Premier volet d’une série annoncée d’une dizaine de volumes, Les écailles d’or met en scène Makana, ancien policier soudanais devenu enquêteur privé au Caire. Ayant fui dans des circonstances tragiques son pays d’origine après la prise de pouvoir des islamistes, Makana vivote dans la mégapole égyptienne lorsque Hanafi, milliardaire régnant sur un immense empire financier, le contacte pour retrouver Adil Romario, joueur star de l’équipe de football du magnat, porté disparu depuis plusieurs jours. Ancien truand devenu respectable grâce à des collusions avec le pouvoir, Hanafi n’est certainement pas seulement motivé par le bien de son équipe de football. Makana ne va pas tarder à le découvrir.

Ainsi donc Parker Bilal se saisit de la figure classique du privé approchant du bout du rouleau pour la propulser dans un environnement auquel le lecteur n’est pas forcément habitué. Pour autant, l’auteur ne fait pas dans l’exotisme au rabais et, si les pyramides émergent parfois des brumes de pollutions qui étouffent la capitale égyptienne, si le chemin de Makana le mènera au bord de la mer Rouge, Bilal n’entend pas nous offrir une visite touristique.

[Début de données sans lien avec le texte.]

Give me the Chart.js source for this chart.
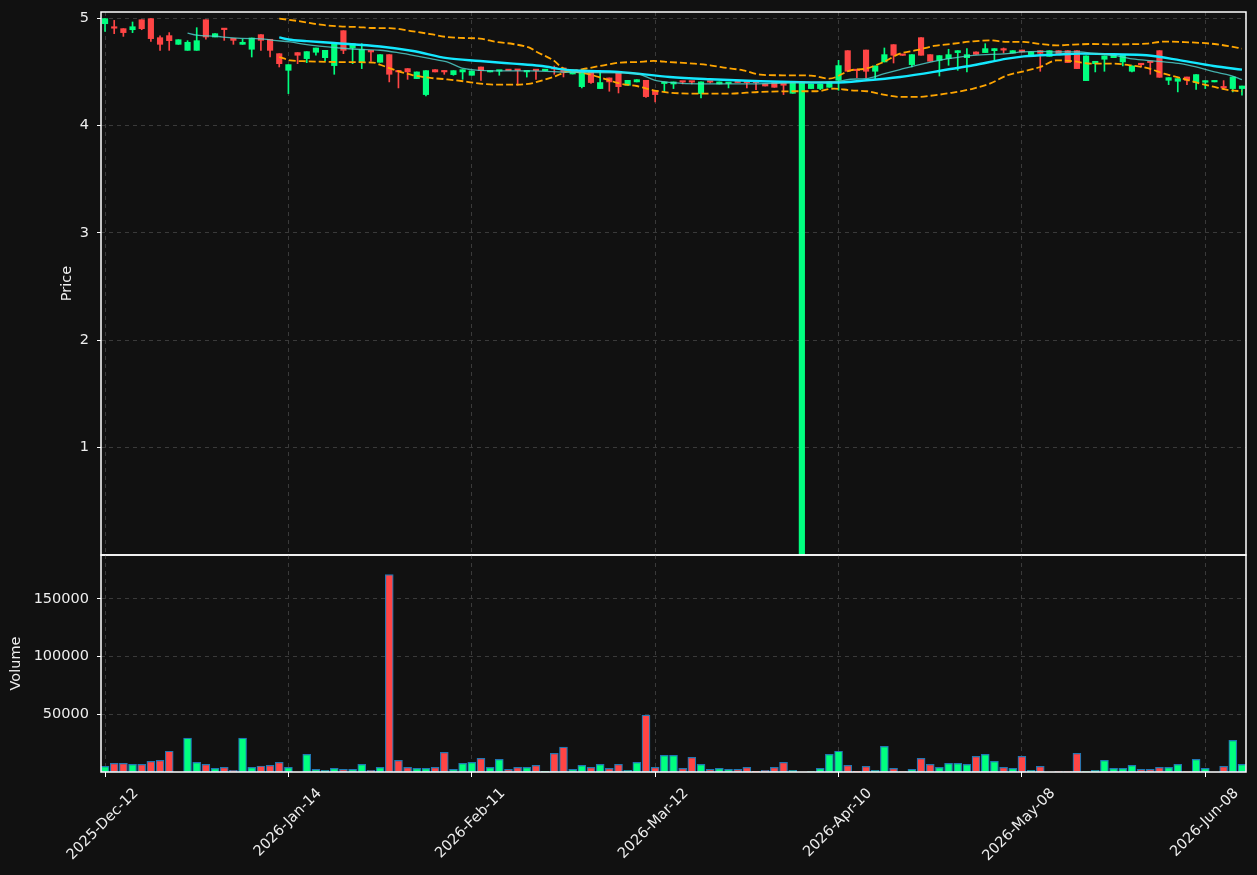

Ce qu’il dévoile derrière une enquête pour le moins attendue et guère surprenante malgré son lot de rebondissements qui obéissent finalement aux règles du genre, c’est surtout l’atmosphère délétère des années durant lesquelles Bilal ancre son récit. Nous sommes en effet en 1998, quelques mois après l’attentat mené par des islamistes à Louxor à la fin de l’année précédente. Aussi Makana, victime de l’islamisme politique arrivé au pouvoir au Soudan des années auparavant, assiste-t-il à l’expansion insidieuse d’un mouvement similaire dans son pays d’accueil où l’autoritarisme de Moubarak allié à une forte dérèglementation économique incarnée ici par Hanafi et le poids de l’armée et de la police facilitent par ailleurs la corruption et les arrangements contre-nature.

Outre un personnage principal bien campé, sans illusions et dont l’histoire personnelle rejoint l’histoire politique de la région, l’intérêt de ce roman réside essentiellement dans la manière dont Parker Bilal arrive à faire vivre sans se montrer docte ou lénifiant l’arrière-plan social et politique d’une société égyptienne tiraillée par les inégalités, vendue au capitalisme sauvage auquel Hanafi et le Russe Vronski prêtent leurs visages, et dans laquelle, lentement mais sûrement une autre idéologie avance à peine masquée.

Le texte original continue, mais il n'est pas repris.